O fato é que as construtoras que discutiram a questão anteriormente não tiveram êxito em seus processos, dentre várias razões, porque o STJ, apesar de reconhecer que imóveis não são nem mercadorias nem serviços, firmou entendimento de que “para efeitos tributários” isso não tinha relevância alguma. Hoje, porém, como se vê, evidencia-se relevante, sim, discutir a interpretação e o alcance de conceitos econômicos que pré-existem às tentativas de alcançar novos fatos econômicos e sujeitos passivos.
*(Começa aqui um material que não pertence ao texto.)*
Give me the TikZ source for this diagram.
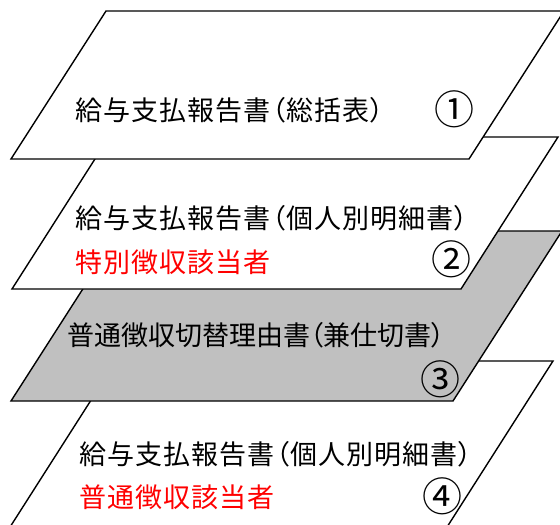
\documentclass[tikz,border=0pt]{standalone}
\usepackage{fontspec}
\newfontfamily\jpfont[LetterSpace=4,RawFeature=+palt]{Noto Sans CJK JP}
\newfontfamily\jpfonttight[LetterSpace=0,RawFeature=+palt]{Noto Sans CJK JP}
\newfontfamily\circfont{Noto Sans CJK JP}
\definecolor{sheetgray}{RGB}{192,192,192}
\definecolor{redtext}{RGB}{255,0,0}
\begin{document}
\begin{tikzpicture}[x=1pt,y=-1pt,
  sheet/.style={draw=black,line width=1.4pt,line join=miter,fill=white},
  label/.style={anchor=west,inner sep=0pt,font=\jpfont\fontsize{27pt}{30pt}\selectfont,text=black},
  tightlabel/.style={label,font=\jpfonttight\fontsize{27pt}{30pt}\selectfont},
  redlabel/.style={label,text=redtext},
  num/.style={anchor=center,inner sep=0pt,font=\circfont\fontsize{40pt}{42pt}\selectfont,text=black}]
\useasboundingbox (0,0) rectangle (560,525);
\fill[white] (0,0) rectangle (560,525);
\clip (0,0) rectangle (560,525);
% sheet 4 (bottom)
\filldraw[sheet] (116,361) -- (553,361) -- (426,560) -- (-11,560) -- cycle;
% sheet 3 (gray)
\filldraw[sheet,fill=sheetgray] (120,231) -- (562,231) -- (453,401) -- (11,401) -- cycle;
% sheet 2
\filldraw[sheet] (109,137) -- (558,137) -- (461,289) -- (12,289) -- cycle;
% sheet 1 (top)
\filldraw[sheet] (106,11) -- (564,11) -- (469,159) -- (11,159) -- cycle;
% texts
\node[label] (t1) at (75,110) {給与支払報告書（総括表）};
\node[num] (n1) at (454,109) {①};
\node[label] (t2a) at (75,218) {給与支払報告書（個人別明細書）};
\node[redlabel] (t2b) at (75,262) {特別徴収該当者};
\node[num] (n2) at (451,259) {②};
\node[tightlabel] (t3) at (67,335) {普通徴収切替理由書（兼仕切書）};
\node[num] (n3) at (440,379) {③};
\node[label] (t4a) at (79,454) {給与支払報告書（個人別明細書）};
\node[redlabel] (t4b) at (79,497) {普通徴収該当者};
\node[num] (n4) at (442,496) {④};
\end{tikzpicture}
\end{document}
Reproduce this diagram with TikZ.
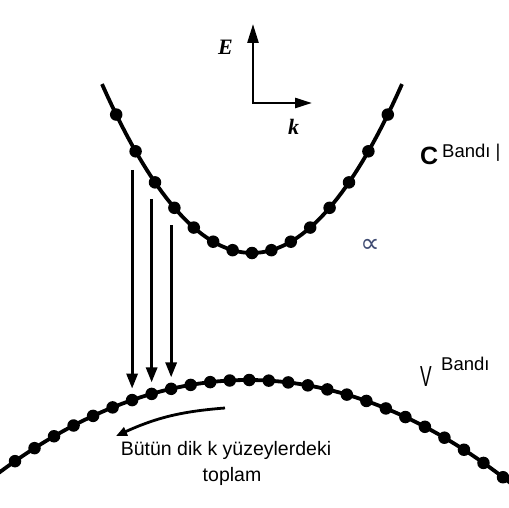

Não é verdade que, “para efeitos tributários”, ora vigore uma interpretação, ora outra, ainda mais variando ao sabor de quem lhes aproveita.
Em resumo, o regime jurídico que vigia à época das proposituras das ações mais antigas já foi bastante modificado, e se é verdade que não existe “direito adquirido a regime jurídico”, também é verdade que isto vale tanto para o contribuinte como para o fisco: da mesma forma com que o fisco não se prende para todo o sempre a uma sentença judicial que dê razão ao contribuinte, bastando que edição de nova lei a respeito do assunto torne necessário o ajuizamento de nova ação para adequar o direito entre as partes à nova realidade jurídica, também o contribuinte não pode se ver eternamente preso a uma sentença judicial que lhe negue um direito quando a situação fático-normativa já mudou de tal modo que lhe permita submeter novamente ao Poder Judiciário a mesma questão, mas sob nova justificativa.
Em resumo, eis o que pode justificar o reajuizamento das ações, entre várias outras razões: (1) já houve a edição da Lei nº 9.718/98, que ampliou o conceito de base de cálculo e majorou a alíquota da COFINS (vale registrar que a questão em tela vem sendo discutida desde antes de novembro de 1997); (2) já se firmou a jurisprudência nascida do julgamento da ampliação da base de cálculo das contribuições operada por esta lei, que firmou o entendimento segundo o qual sob a ordem constitucional em que foi gerada não havia base para a inovação; (3) já foi instituído regime jurídico de apuração totalmente diferente para ambas as contribuições com a edição das Leis nº 10.637/2002 e 10.833/2003 (a ponto, aliás, de transformá-las praticamente em novas contribuições); (4) o STF é que firmou-se como a instância competente para dirimir a questão – etc.
Ora, diz o parágrafo 2º do art. 301 do CPC que uma ação só é idêntica a outra quando idênticas são as partes, os pedidos e as causas de pedir, em conjunto. Evidentemente que a ação a ser proposta envolverá basicamente as mesmas partes e conterá os mesmos pedidos, mas a causa de pedir no atual panorama jurídico é evidentemente diferente da que motivou as ações anteriormente. Não se trata da mesma coisa.